**Your goal**
Write the data out again exactly, dropping any images it holds.

**Material**

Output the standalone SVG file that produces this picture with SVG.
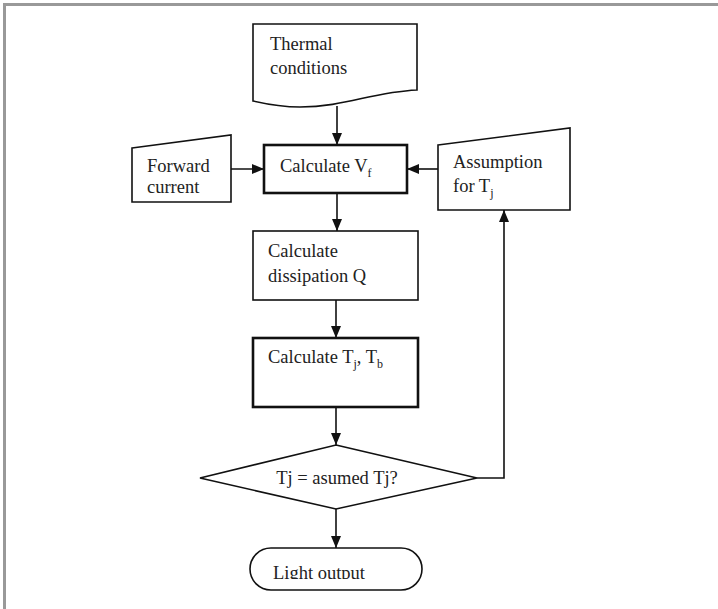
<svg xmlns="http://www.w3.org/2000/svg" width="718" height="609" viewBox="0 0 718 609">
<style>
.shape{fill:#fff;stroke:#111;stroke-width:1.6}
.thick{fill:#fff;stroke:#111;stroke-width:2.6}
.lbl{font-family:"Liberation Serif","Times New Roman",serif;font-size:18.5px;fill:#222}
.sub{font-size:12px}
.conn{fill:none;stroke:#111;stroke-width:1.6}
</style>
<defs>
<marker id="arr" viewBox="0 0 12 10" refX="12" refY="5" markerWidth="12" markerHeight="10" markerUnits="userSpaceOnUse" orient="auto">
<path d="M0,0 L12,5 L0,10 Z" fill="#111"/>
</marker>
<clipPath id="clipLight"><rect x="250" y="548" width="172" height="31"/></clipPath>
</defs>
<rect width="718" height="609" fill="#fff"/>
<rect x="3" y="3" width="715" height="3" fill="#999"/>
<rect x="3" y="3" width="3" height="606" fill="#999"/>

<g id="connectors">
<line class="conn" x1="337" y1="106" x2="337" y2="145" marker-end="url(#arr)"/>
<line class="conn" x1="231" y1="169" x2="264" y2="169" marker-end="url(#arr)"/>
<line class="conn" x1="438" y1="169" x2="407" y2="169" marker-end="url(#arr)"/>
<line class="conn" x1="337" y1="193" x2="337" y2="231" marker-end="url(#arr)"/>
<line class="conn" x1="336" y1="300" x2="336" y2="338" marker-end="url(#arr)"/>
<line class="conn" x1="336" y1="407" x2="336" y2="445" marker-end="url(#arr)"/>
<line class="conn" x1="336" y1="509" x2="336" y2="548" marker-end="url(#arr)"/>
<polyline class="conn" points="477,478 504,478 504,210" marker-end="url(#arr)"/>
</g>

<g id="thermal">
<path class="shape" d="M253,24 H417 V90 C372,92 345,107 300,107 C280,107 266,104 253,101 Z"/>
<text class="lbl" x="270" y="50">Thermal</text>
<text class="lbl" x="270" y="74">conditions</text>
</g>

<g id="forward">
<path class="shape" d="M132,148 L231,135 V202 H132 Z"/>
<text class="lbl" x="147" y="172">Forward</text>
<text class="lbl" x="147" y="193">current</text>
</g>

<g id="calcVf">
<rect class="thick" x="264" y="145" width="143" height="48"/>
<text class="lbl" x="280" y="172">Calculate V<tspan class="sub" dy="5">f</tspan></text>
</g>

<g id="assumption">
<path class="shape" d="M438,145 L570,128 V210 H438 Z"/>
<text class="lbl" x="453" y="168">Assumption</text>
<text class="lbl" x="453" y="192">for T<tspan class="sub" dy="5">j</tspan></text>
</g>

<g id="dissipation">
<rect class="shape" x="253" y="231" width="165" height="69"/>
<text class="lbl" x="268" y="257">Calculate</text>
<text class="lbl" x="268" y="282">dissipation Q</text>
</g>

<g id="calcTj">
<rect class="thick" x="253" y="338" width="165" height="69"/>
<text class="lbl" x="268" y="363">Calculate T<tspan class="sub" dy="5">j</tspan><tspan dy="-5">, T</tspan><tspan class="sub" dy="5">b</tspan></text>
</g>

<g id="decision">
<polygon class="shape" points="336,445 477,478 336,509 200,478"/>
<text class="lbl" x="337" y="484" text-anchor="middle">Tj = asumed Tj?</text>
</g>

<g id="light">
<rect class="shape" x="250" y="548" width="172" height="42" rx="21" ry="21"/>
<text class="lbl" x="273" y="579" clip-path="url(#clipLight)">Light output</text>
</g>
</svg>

**Correct response**
Output the standalone SVG file that produces this picture with SVG.
<svg xmlns="http://www.w3.org/2000/svg" width="718" height="609" viewBox="0 0 718 609">
<style>
.shape{fill:#fff;stroke:#111;stroke-width:1.6}
.thick{fill:#fff;stroke:#111;stroke-width:2.6}
.lbl{font-family:"Liberation Serif","Times New Roman",serif;font-size:18.5px;fill:#222}
.sub{font-size:12px}
.conn{fill:none;stroke:#111;stroke-width:1.6}
</style>
<defs>
<marker id="arr" viewBox="0 0 12 10" refX="12" refY="5" markerWidth="12" markerHeight="10" markerUnits="userSpaceOnUse" orient="auto">
<path d="M0,0 L12,5 L0,10 Z" fill="#111"/>
</marker>
<clipPath id="clipLight"><rect x="250" y="548" width="172" height="31"/></clipPath>
</defs>
<rect width="718" height="609" fill="#fff"/>
<rect x="3" y="3" width="715" height="3" fill="#999"/>
<rect x="3" y="3" width="3" height="606" fill="#999"/>

<g id="connectors">
<line class="conn" x1="337" y1="106" x2="337" y2="145" marker-end="url(#arr)"/>
<line class="conn" x1="231" y1="169" x2="264" y2="169" marker-end="url(#arr)"/>
<line class="conn" x1="438" y1="169" x2="407" y2="169" marker-end="url(#arr)"/>
<line class="conn" x1="337" y1="193" x2="337" y2="231" marker-end="url(#arr)"/>
<line class="conn" x1="336" y1="300" x2="336" y2="338" marker-end="url(#arr)"/>
<line class="conn" x1="336" y1="407" x2="336" y2="445" marker-end="url(#arr)"/>
<line class="conn" x1="336" y1="509" x2="336" y2="548" marker-end="url(#arr)"/>
<polyline class="conn" points="477,478 504,478 504,210" marker-end="url(#arr)"/>
</g>

<g id="thermal">
<path class="shape" d="M253,24 H417 V90 C372,92 345,107 300,107 C280,107 266,104 253,101 Z"/>
<text class="lbl" x="270" y="50">Thermal</text>
<text class="lbl" x="270" y="74">conditions</text>
</g>

<g id="forward">
<path class="shape" d="M132,148 L231,135 V202 H132 Z"/>
<text class="lbl" x="147" y="172">Forward</text>
<text class="lbl" x="147" y="193">current</text>
</g>

<g id="calcVf">
<rect class="thick" x="264" y="145" width="143" height="48"/>
<text class="lbl" x="280" y="172">Calculate V<tspan class="sub" dy="5">f</tspan></text>
</g>

<g id="assumption">
<path class="shape" d="M438,145 L570,128 V210 H438 Z"/>
<text class="lbl" x="453" y="168">Assumption</text>
<text class="lbl" x="453" y="192">for T<tspan class="sub" dy="5">j</tspan></text>
</g>

<g id="dissipation">
<rect class="shape" x="253" y="231" width="165" height="69"/>
<text class="lbl" x="268" y="257">Calculate</text>
<text class="lbl" x="268" y="282">dissipation Q</text>
</g>

<g id="calcTj">
<rect class="thick" x="253" y="338" width="165" height="69"/>
<text class="lbl" x="268" y="363">Calculate T<tspan class="sub" dy="5">j</tspan><tspan dy="-5">, T</tspan><tspan class="sub" dy="5">b</tspan></text>
</g>

<g id="decision">
<polygon class="shape" points="336,445 477,478 336,509 200,478"/>
<text class="lbl" x="337" y="484" text-anchor="middle">Tj = asumed Tj?</text>
</g>

<g id="light">
<rect class="shape" x="250" y="548" width="172" height="42" rx="21" ry="21"/>
<text class="lbl" x="273" y="579" clip-path="url(#clipLight)">Light output</text>
</g>
</svg>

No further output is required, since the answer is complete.